WHAT YOU NEED TO DO:
Look at the data below and print exactly the lines from its first line through the line with "import plotly.graph_objects as go"; the pictures stay out of the copy.

%%

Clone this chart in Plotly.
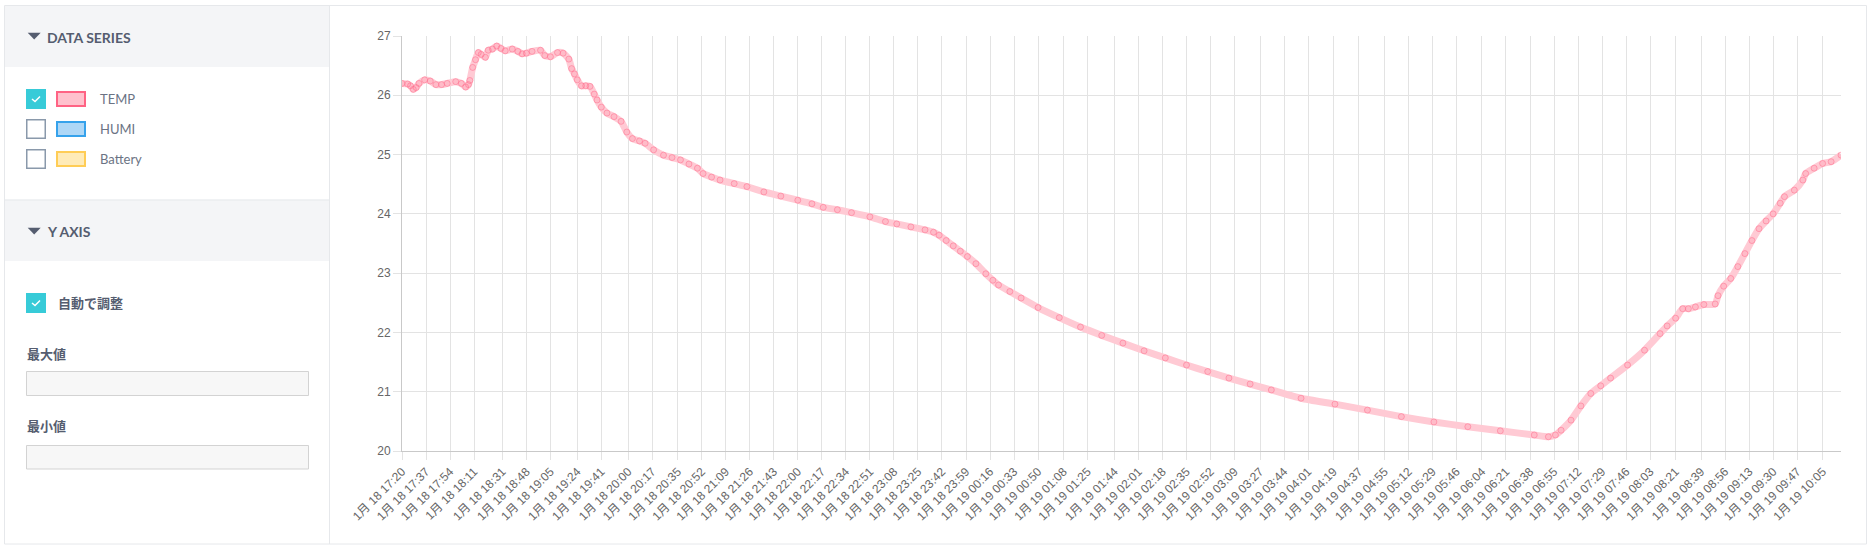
import pandas as pd
import plotly.graph_objects as go

# ---------------- data ----------------
TIMES = [
    "2024-01-18 17:20", "2024-01-18 17:24", "2024-01-18 17:26", "2024-01-18 17:28", "2024-01-18 17:30",
    "2024-01-18 17:32", "2024-01-18 17:36", "2024-01-18 17:40", "2024-01-18 17:44", "2024-01-18 17:48",
    "2024-01-18 17:52", "2024-01-18 17:58", "2024-01-18 18:02", "2024-01-18 18:05", "2024-01-18 18:07",
    "2024-01-18 18:08", "2024-01-18 18:10", "2024-01-18 18:12", "2024-01-18 18:14", "2024-01-18 18:16",
    "2024-01-18 18:19", "2024-01-18 18:21", "2024-01-18 18:24", "2024-01-18 18:27", "2024-01-18 18:30",
    "2024-01-18 18:33", "2024-01-18 18:38", "2024-01-18 18:42", "2024-01-18 18:45", "2024-01-18 18:48",
    "2024-01-18 18:52", "2024-01-18 18:58", "2024-01-18 19:01", "2024-01-18 19:05", "2024-01-18 19:10",
    "2024-01-18 19:14", "2024-01-18 19:18", "2024-01-18 19:20", "2024-01-18 19:22", "2024-01-18 19:24",
    "2024-01-18 19:27", "2024-01-18 19:30", "2024-01-18 19:33", "2024-01-18 19:36", "2024-01-18 19:38",
    "2024-01-18 19:41", "2024-01-18 19:45", "2024-01-18 19:50", "2024-01-18 19:55", "2024-01-18 19:59",
    "2024-01-18 20:03", "2024-01-18 20:08", "2024-01-18 20:12", "2024-01-18 20:18", "2024-01-18 20:25",
    "2024-01-18 20:31", "2024-01-18 20:37", "2024-01-18 20:43", "2024-01-18 20:49", "2024-01-18 20:53",
    "2024-01-18 20:59", "2024-01-18 21:05", "2024-01-18 21:15", "2024-01-18 21:24", "2024-01-18 21:36",
    "2024-01-18 21:48", "2024-01-18 22:00", "2024-01-18 22:10", "2024-01-18 22:18", "2024-01-18 22:28",
    "2024-01-18 22:38", "2024-01-18 22:51", "2024-01-18 23:02", "2024-01-18 23:10", "2024-01-18 23:20",
    "2024-01-18 23:30", "2024-01-18 23:36", "2024-01-18 23:40", "2024-01-18 23:45", "2024-01-18 23:50",
    "2024-01-18 23:55", "2024-01-19 00:00", "2024-01-19 00:06", "2024-01-19 00:13", "2024-01-19 00:18",
    "2024-01-19 00:22", "2024-01-19 00:30", "2024-01-19 00:38", "2024-01-19 00:50", "2024-01-19 01:05",
    "2024-01-19 01:20", "2024-01-19 01:35", "2024-01-19 01:50", "2024-01-19 02:05", "2024-01-19 02:20",
    "2024-01-19 02:35", "2024-01-19 02:50", "2024-01-19 03:05", "2024-01-19 03:20", "2024-01-19 03:35",
    "2024-01-19 03:56", "2024-01-19 04:20", "2024-01-19 04:43", "2024-01-19 05:07", "2024-01-19 05:30",
    "2024-01-19 05:54", "2024-01-19 06:17", "2024-01-19 06:41", "2024-01-19 06:51", "2024-01-19 06:56",
    "2024-01-19 07:00", "2024-01-19 07:07", "2024-01-19 07:14", "2024-01-19 07:21", "2024-01-19 07:28",
    "2024-01-19 07:35", "2024-01-19 07:47", "2024-01-19 07:59", "2024-01-19 08:10", "2024-01-19 08:15",
    "2024-01-19 08:21", "2024-01-19 08:26", "2024-01-19 08:30", "2024-01-19 08:35", "2024-01-19 08:41",
    "2024-01-19 08:49", "2024-01-19 08:51", "2024-01-19 08:55", "2024-01-19 09:00", "2024-01-19 09:05",
    "2024-01-19 09:10", "2024-01-19 09:15", "2024-01-19 09:20", "2024-01-19 09:25", "2024-01-19 09:30",
    "2024-01-19 09:35", "2024-01-19 09:38", "2024-01-19 09:45", "2024-01-19 09:51", "2024-01-19 09:53",
    "2024-01-19 09:59", "2024-01-19 10:05", "2024-01-19 10:11", "2024-01-19 10:18",
]
TEMP = [
    26.20, 26.19, 26.16, 26.10, 26.13,
    26.20, 26.26, 26.24, 26.18, 26.18,
    26.20, 26.23, 26.20, 26.14, 26.18,
    26.25, 26.47, 26.60, 26.72, 26.69,
    26.64, 26.76, 26.78, 26.83, 26.79,
    26.75, 26.78, 26.74, 26.70, 26.71,
    26.74, 26.76, 26.67, 26.65, 26.72,
    26.71, 26.61, 26.45, 26.36, 26.26,
    26.16, 26.16, 26.15, 26.02, 25.92,
    25.80, 25.70, 25.64, 25.56, 25.38,
    25.27, 25.23, 25.19, 25.08, 24.99,
    24.95, 24.91, 24.84, 24.77, 24.68,
    24.62, 24.57, 24.51, 24.46, 24.37,
    24.30, 24.23, 24.17, 24.11, 24.07,
    24.02, 23.95, 23.87, 23.83, 23.78,
    23.73, 23.69, 23.64, 23.55, 23.46,
    23.37, 23.28, 23.16, 22.99, 22.88,
    22.80, 22.69, 22.58, 22.42, 22.25,
    22.09, 21.95, 21.82, 21.69, 21.57,
    21.45, 21.34, 21.23, 21.13, 21.03,
    20.89, 20.79, 20.69, 20.58, 20.49,
    20.41, 20.34, 20.27, 20.24, 20.27,
    20.35, 20.52, 20.76, 20.97, 21.10,
    21.23, 21.45, 21.70, 21.98, 22.11,
    22.24, 22.40, 22.40, 22.43, 22.47,
    22.48, 22.62, 22.78, 22.91, 23.11,
    23.33, 23.55, 23.75, 23.88, 24.00,
    24.18, 24.29, 24.40, 24.57, 24.68,
    24.77, 24.85, 24.88, 24.99,
]
TICK_TIMES = [
    "2024-01-18 17:20", "2024-01-18 17:37", "2024-01-18 17:54", "2024-01-18 18:11", "2024-01-18 18:31",
    "2024-01-18 18:48", "2024-01-18 19:05", "2024-01-18 19:24", "2024-01-18 19:41", "2024-01-18 20:00",
    "2024-01-18 20:17", "2024-01-18 20:35", "2024-01-18 20:52", "2024-01-18 21:09", "2024-01-18 21:26",
    "2024-01-18 21:43", "2024-01-18 22:00", "2024-01-18 22:17", "2024-01-18 22:34", "2024-01-18 22:51",
    "2024-01-18 23:08", "2024-01-18 23:25", "2024-01-18 23:42", "2024-01-18 23:59", "2024-01-19 00:16",
    "2024-01-19 00:33", "2024-01-19 00:50", "2024-01-19 01:08", "2024-01-19 01:25", "2024-01-19 01:44",
    "2024-01-19 02:01", "2024-01-19 02:18", "2024-01-19 02:35", "2024-01-19 02:52", "2024-01-19 03:09",
    "2024-01-19 03:27", "2024-01-19 03:44", "2024-01-19 04:01", "2024-01-19 04:19", "2024-01-19 04:37",
    "2024-01-19 04:55", "2024-01-19 05:12", "2024-01-19 05:29", "2024-01-19 05:46", "2024-01-19 06:04",
    "2024-01-19 06:21", "2024-01-19 06:38", "2024-01-19 06:55", "2024-01-19 07:12", "2024-01-19 07:29",
    "2024-01-19 07:46", "2024-01-19 08:03", "2024-01-19 08:21", "2024-01-19 08:39", "2024-01-19 08:56",
    "2024-01-19 09:13", "2024-01-19 09:30", "2024-01-19 09:47", "2024-01-19 10:05",
]
Y_TICKS = [20, 21, 22, 23, 24, 25, 26, 27]
SERIES_NAMES = ["TEMP", "HUMI", "Battery"]
SERIES_BORDER = ["#ff6384", "#36a2eb", "#ffcd56"]
SERIES_FILL = ["#ffc1cd", "#aed7f6", "#ffebb8"]
SERIES_CHECKED = [True, False, False]

tick_dt = pd.to_datetime(TICK_TIMES)
TICK_TEXT = [f"{d.month}月 {d.day} {d:%H:%M}" for d in tick_dt]

# ---------------- geometry ----------------
W, H = 1875, 552
L, T, PW, PH = 402, 36, 1439, 415
R, B = W - L - PW, H - T - PH


def px(x):
    return (x - L) / PW


def py(y):
    return 1 - (y - T) / PH


fig = go.Figure()

# band of overlapping points
fig.add_trace(go.Scatter(
    x=TIMES, y=TEMP, mode="lines",
    line=dict(color="#ffcad4", width=7, shape="spline", smoothing=0.6),
    hoverinfo="skip", showlegend=False,
))
fig.add_trace(go.Scatter(
    x=TIMES, y=TEMP, mode="markers", name="TEMP",
    marker=dict(size=6, color="rgba(255,99,132,0.15)",
                line=dict(color="rgba(255,99,132,0.45)", width=1)),
    showlegend=False,
))

grid = "#e3e3e3"
axis_line = "#c9c9c9"
tick_font = dict(family="Liberation Sans, Arial, 'Noto Sans CJK JP', sans-serif", size=12, color="#666666")

fig.update_xaxes(
    type="date",
    range=[TIMES[0], TIMES[-1]],
    tickvals=TICK_TIMES, ticktext=TICK_TEXT, tickangle=-45,
    showgrid=True, gridcolor=grid, gridwidth=1,
    ticks="outside", ticklen=8, tickcolor=grid,
    showline=True, linecolor=axis_line, linewidth=1,
    tickfont=tick_font, zeroline=False, fixedrange=True,
)
fig.update_yaxes(
    range=[20, 27], tickvals=Y_TICKS,
    showgrid=True, gridcolor=grid, gridwidth=1,
    ticks="outside", ticklen=8, tickcolor=grid,
    showline=True, linecolor=axis_line, linewidth=1,
    tickfont=tick_font, zeroline=False, fixedrange=True,
)

shapes = []
annos = []


def rect(x0, y0, x1, y1, fill=None, line=None, lw=1, layer="below"):
    shapes.append(dict(type="rect", xref="paper", yref="paper",
                       x0=px(x0), x1=px(x1), y0=py(y0), y1=py(y1),
                       fillcolor=fill if fill else "rgba(0,0,0,0)",
                       line=dict(color=line if line else "rgba(0,0,0,0)", width=lw if line else 0),
                       layer=layer))


def path(points, fill=None, line=None, lw=1, closed=False, layer="above"):
    d = "M " + " L ".join(f"{px(x)},{py(y)}" for x, y in points)
    if closed:
        d += " Z"
    shapes.append(dict(type="path", xref="paper", yref="paper", path=d,
                       fillcolor=fill if fill else "rgba(0,0,0,0)",
                       line=dict(color=line if line else "rgba(0,0,0,0)", width=lw if line else 0),
                       layer=layer))


def text(x, y, s, size=13, color="#6b7384", bold=False, family="Lato, 'Noto Sans CJK JP', sans-serif"):
    annos.append(dict(xref="paper", yref="paper", x=px(x), y=py(y), text=f"<b>{s}</b>" if bold else s,
                      showarrow=False, xanchor="left", yanchor="middle",
                      font=dict(size=size, color=color, family=family)))


# outer card + sidebar
rect(4.5, 5.5, 1866.5, 544, fill="#ffffff", line="#e6e8eb")
rect(5, 6, 329, 67, fill="#f4f5f7")
rect(5, 200.5, 329, 261, fill="#f4f5f7")
path([(5, 200), (329, 200)], line="#e1e4e8", lw=1, layer="below")
path([(329.5, 6), (329.5, 544)], line="#e6e8eb", lw=1, layer="below")

head_col = "#555d70"
path([(27.7, 32.8), (40.7, 32.8), (34.2, 39.5)], fill=head_col, closed=True)
text(45, 37.5, "DATA SERIES", size=14, color=head_col, bold=True)
path([(27.7, 227.8), (40.7, 227.8), (34.2, 234.5)], fill=head_col, closed=True)
text(45, 231.5, "Y AXIS", size=14, color=head_col, bold=True)

teal = "#37cbd8"
for i, (nm, bc, fc, chk) in enumerate(zip(SERIES_NAMES, SERIES_BORDER, SERIES_FILL, SERIES_CHECKED)):
    cy = 99 + 30 * i
    if chk:
        rect(26, cy - 10, 46, cy + 10, fill=teal)
        path([(32, cy), (35, cy + 2.5), (40, cy - 2.5)], line="#ffffff", lw=1.5)
    else:
        rect(26.75, cy - 9.25, 45.25, cy + 9.25, fill="#ffffff", line="#8a99ab", lw=1.5)
    rect(57, cy - 7, 85, cy + 7, fill=fc, line=bc, lw=2)
    text(98, cy, nm, size=13, color="#6b7384")

rect(26, 293, 46, 313, fill=teal)
path([(32, 303), (35, 305.5), (40, 300.5)], line="#ffffff", lw=1.5)
text(56, 303, "自動で調整", size=13, color=head_col, bold=True)

text(25, 353.5, "最大値", size=13, color=head_col, bold=True)
rect(26.5, 371.5, 308.5, 395.5, fill="#f7f7f7", line="#d3d3d3")
text(25, 426, "最小値", size=13, color=head_col, bold=True)
rect(26.5, 445.5, 308.5, 469, fill="#f7f7f7", line="#d3d3d3")

fig.update_layout(
    width=W, height=H,
    margin=dict(l=L, r=R, t=T, b=B),
    paper_bgcolor="#ffffff", plot_bgcolor="rgba(0,0,0,0)",
    shapes=shapes, annotations=annos,
    showlegend=False, hovermode="closest",
)

fig.write_html("out.html", config={"displayModeBar": False},
               post_script="document.body.style.margin='0';document.body.style.overflow='hidden';")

%%

SOLUTION TO THIS TASK:
Clone this chart in Plotly.
import pandas as pd
import plotly.graph_objects as go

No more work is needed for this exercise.